Exonerated Brian Banks signs with Atlanta Falcons
Almost a year ago, a former standout football player at Long Beach Polytechnic High School trembled in Los Angeles County Superior Court as a judge dismissed his rape conviction. Outside the courtroom that day, Brian Banks offered cautious hope that one day, he could restart his athletic career.
Wednesday, Banks signed a contract with the NFL’s Atlanta Falcons, a major step in his quest for redemption.
“I can’t believe this is happening,” Banks told reporters shortly after signing. “This is the biggest accomplishment of my life, but it is also just the beginning.”
It was his biggest accomplishment, he said, aside from clearing his name.

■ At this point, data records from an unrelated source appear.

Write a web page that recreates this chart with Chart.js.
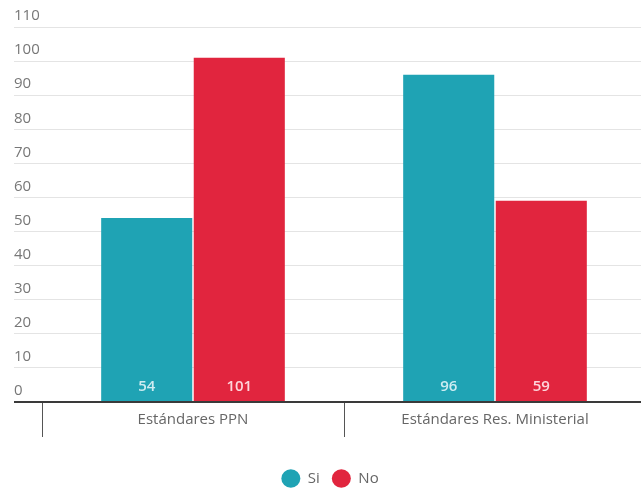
<!DOCTYPE html>
<html>
<head>
<meta charset="utf-8">
<script src="https://cdn.jsdelivr.net/npm/chart.js@4/dist/chart.umd.min.js"></script>
<style>
html,body{margin:0;padding:0;background:#fff;overflow:hidden;}
#wrap{width:646px;height:490px;position:relative;}
</style>
</head>
<body>
<div id="wrap"><canvas id="c"></canvas></div>
<script>
const categories = ["Estándares PPN", "Estándares Res. Ministerial"];
const siValues = [54, 96];
const noValues = [101, 59];
const seriesNames = ["Si", "No"];
const yMin = 0, yMax = 110, yStep = 10;

const FONT = "'Open Sans', 'DejaVu Sans', sans-serif";

const barLabels = {
  id: 'barLabels',
  afterDatasetsDraw(chart) {
    const ctx = chart.ctx;
    ctx.save();
    ctx.font = "600 15px " + FONT;
    ctx.textAlign = 'center';
    ctx.textBaseline = 'middle';
    chart.data.datasets.forEach((ds, di) => {
      const meta = chart.getDatasetMeta(di);
      meta.data.forEach((el, i) => {
        ctx.fillStyle = di === 0 ? 'rgba(215,240,244,0.95)' : 'rgba(255,222,228,0.95)';
        ctx.fillText(String(ds.data[i]), el.x, el.base - 14);
      });
    });
    ctx.restore();
  }
};

new Chart(document.getElementById('c'), {
  type: 'bar',
  data: {
    labels: categories,
    datasets: [
      { label: seriesNames[0], data: siValues, backgroundColor: '#1fa3b4', categoryPercentage: 0.613, barPercentage: 0.984 },
      { label: seriesNames[1], data: noValues, backgroundColor: '#e1253e', categoryPercentage: 0.613, barPercentage: 0.984 }
    ]
  },
  options: {
    responsive: true,
    maintainAspectRatio: false,
    animation: false,
    layout: { padding: { top: 27, left: 14, right: 0, bottom: -6 } },
    plugins: {
      tooltip: { enabled: false },
      legend: {
        position: 'bottom',
        labels: {
          usePointStyle: true,
          pointStyle: 'circle',
          pointStyleWidth: 19,
          boxHeight: 13,
          padding: 12,
          color: '#666',
          font: { family: FONT, size: 15 }
        }
      }
    },
    scales: {
      x: {
        border: { display: false },
        grid: {
          offset: true,
          drawOnChartArea: false,
          drawTicks: true,
          tickLength: 35,
          tickColor: '#555',
          tickWidth: 1
        },
        ticks: {
          color: '#666',
          padding: -26,
          font: { family: FONT, size: 15 }
        },
        afterFit(scale) { scale.height = 57; }
      },
      y: {
        min: yMin,
        max: yMax,
        border: { display: false },
        grid: {
          drawTicks: true,
          tickLength: 28,
          color: (c) => c.tick && c.tick.value === 0 ? '#3a3a3a' : '#e4e4e4',
          tickColor: (c) => c.tick && c.tick.value === 0 ? '#3a3a3a' : '#e4e4e4',
          lineWidth: (c) => c.tick && c.tick.value === 0 ? 2 : 1,
          tickWidth: (c) => c.tick && c.tick.value === 0 ? 2 : 1
        },
        ticks: {
          stepSize: yStep,
          mirror: true,
          padding: -28,
          labelOffset: -11,
          color: '#777',
          font: { family: FONT, size: 15 }
        },
        afterFit(scale) { scale.width = 28; }
      }
    }
  },
  plugins: [barLabels]
});
</script>
</body>
</html>
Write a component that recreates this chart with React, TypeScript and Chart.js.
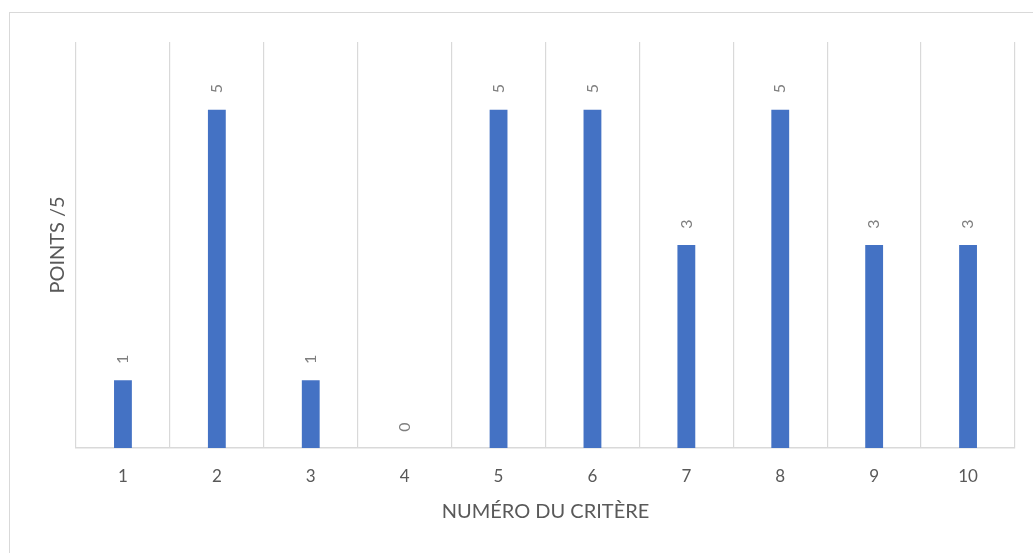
import React, { useEffect, useRef } from "react";
import { Chart, registerables } from "chart.js";

Chart.register(...registerables);

// Criterion numbers and their scores out of 5
const criteres: string[] = ["1", "2", "3", "4", "5", "6", "7", "8", "9", "10"];
const points: number[] = [1, 5, 1, 0, 5, 5, 3, 5, 3, 3];

const FONT = "Lato, 'Open Sans', sans-serif";
const GRID = "#d9d9d9";
const TEXT = "#595959";

// Writes each bar's value above it, turned a quarter turn counter-clockwise
const valueLabels = {
  id: "valueLabels",
  afterDatasetsDraw(chart: any) {
    const { ctx } = chart;
    const meta = chart.getDatasetMeta(0);
    const data = chart.data.datasets[0].data as number[];
    ctx.save();
    ctx.fillStyle = "#7f7f7f";
    ctx.font = `16px ${FONT}`;
    ctx.textAlign = "center";
    ctx.textBaseline = "middle";
    meta.data.forEach((bar: any, i: number) => {
      ctx.save();
      ctx.translate(bar.x, bar.y - 21);
      ctx.rotate(-Math.PI / 2);
      ctx.fillText(String(data[i]), 0, 0);
      ctx.restore();
    });
    ctx.restore();
  },
};

export default function App() {
  const canvasRef = useRef<HTMLCanvasElement>(null);

  useEffect(() => {
    document.body.style.margin = "0";
    const canvas = canvasRef.current;
    if (!canvas) return;
    const chart = new Chart(canvas, {
      type: "bar",
      data: {
        labels: criteres,
        datasets: [
          {
            data: points,
            backgroundColor: "#4472c4",
            categoryPercentage: 1,
            barPercentage: 0.19,
          },
        ],
      },
      options: {
        animation: false,
        responsive: false,
        maintainAspectRatio: false,
        layout: { padding: { top: 42, right: 18, left: 0, bottom: 0 } },
        plugins: {
          legend: { display: false },
          tooltip: { enabled: false },
        },
        scales: {
          x: {
            grid: { color: GRID, lineWidth: 1.2, drawTicks: false, offset: true },
            border: { color: GRID, width: 1.5 },
            ticks: {
              color: TEXT,
              font: { family: FONT, size: 17 },
              padding: 18,
              maxRotation: 0,
            },
            title: {
              display: true,
              text: "NUMÉRO DU CRITÈRE",
              color: TEXT,
              font: { family: FONT, size: 20 },
              padding: { top: 0, bottom: 29 },
            },
            afterFit(scale: any) {
              scale.height = 105;
            },
          },
          y: {
            min: 0,
            max: 6,
            grid: { display: false },
            border: { display: false },
            ticks: { display: false },
            title: {
              display: true,
              text: "POINTS /5",
              color: TEXT,
              font: { family: FONT, size: 20 },
              padding: { top: 46, bottom: 0 },
            },
            afterFit(scale: any) {
              scale.width = 76;
            },
          },
        },
      },
      plugins: [valueLabels],
    });
    return () => chart.destroy();
  }, []);

  return (
    <div style={{ position: "relative", width: 1033, height: 553, overflow: "hidden" }}>
      <canvas
        ref={canvasRef}
        width={1033}
        height={553}
        style={{ position: "absolute", left: 0, top: 0, width: 1033, height: 553 }}
      />
      <div
        style={{
          position: "absolute",
          left: 9,
          top: 12,
          width: 1100,
          height: 600,
          borderLeft: `1px solid ${GRID}`,
          borderTop: `1px solid ${GRID}`,
          pointerEvents: "none",
        }}
      />
    </div>
  );
}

In 2002, a classmate accused Banks of rape. At the time, the 17-year-old linebacker was drawing attention from USC, UCLA and other schools, he said, even though he had just completed his junior year of high school.
Banks insisted that his sexual contact with the classmate was consensual, but his lawyer advised him to plead no contest rather than risk being sentenced to 41 years to life in prison in a he-said-she-said trial. Banks did as his lawyer advised and spent five years in prison and another five on parole.
Then, in 2011, his accuser reached out to him on Facebook. She admitted she had lied about the alleged rape in a conversation that was taped by Banks and a private investigator. The tape interested the California Innocence Project, whose investigators found other evidence to back up Banks’ claims. He was ultimately exonerated in May 2012.
Since then, Banks’ journey back to football has attracted national attention. Multiple NFL teams invited him to try out, but he was never signed.
Banks said he tried out with the Falcons just two weeks before the start of the 2012 season. Team officials told him that although he looked physically fit, the timing was bad. They sent him home, but promised to keep in touch.
Without an NFL deal, Banks spent the 2012 season with the Las Vegas Locomotives of the United Football League, with which he appeared in two games and posted one tackle.
But Wednesday, he was signing his new contract in a sweatshirt depicting a California license plate that read “XONR8” and a black-and-white Dodgers baseball cap.
“We are pleased to have Brian join our team,” Falcons General Manager Thomas Dimitroff said in a statement. “We had a chance to work him out last year and have been monitoring his progress since then.
“He has worked extremely hard for this chance over the last year and he has shown us that he is prepared for this opportunity. We are happy that Brian will have a chance to live out his dream of playing in the NFL and we look forward to seeing him on the field.”
There is no guarantee that Banks will take the field on Sundays. The details of his contract were not released, and Banks must still earn a spot on the Falcon’s 53-man roster.